In 1947 when Dutton needed a place to stash the harder boiled books coming in to their offices, they decided to set up a separate imprint. A tough book like Mickey Spillane’s I, The Jury wouldn’t mingle well with the upper class of Dutton’s roster. This was a new era in tough guy writing, noir with a sharper edge. And Guilt Edged Mysteries was born.
In the nine years Guilt Edged originally existed they published 82 hardcovers, including those first seven in the Mike Hammer series and pulp classics like Fredric Brown’s The Fabulous Clipjoint and The Screaming Mimi as well as Lionel White’s Clean Break which later became the basis for Stanly Kubrick’s film noir classic The Killing.
As a vintage pulp junkie, you can imagine my delight when Guilt Edged was relaunched earlier this year. And my mind was further blown when I got the news that the new Guilt Edged wanted to publish my book, The Devil Doesn’t Want Me. I immediately ran off to learn more about the short-lived imprint.

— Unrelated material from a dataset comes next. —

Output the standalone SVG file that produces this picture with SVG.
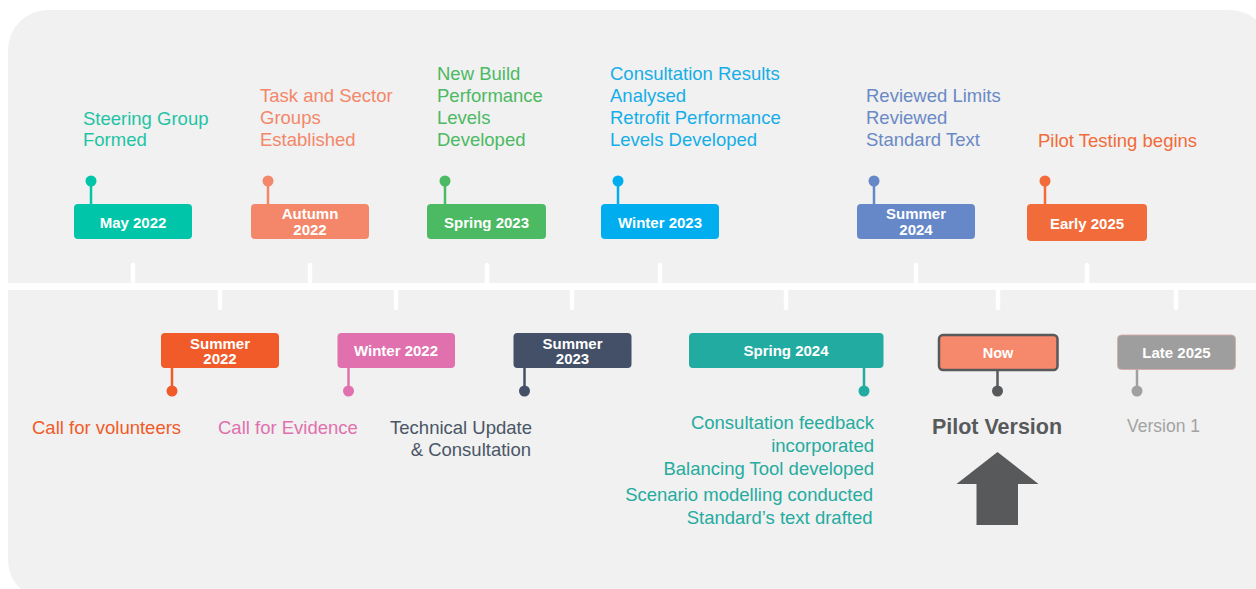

Not that there was a lot to learn aside from the titles, a chronological list can be found here. In looking at the books they chose to publish it is easy to see that they were rounding up the books with more extreme violence (for the time), pulpier plots and tougher tough guys. Female authors were few and far between and often used the time-honored trade of disguising their gender with initials, like with the book Murder At Drake’s Anchorage by E. Lee Waddell. The E. stood for Eleanor.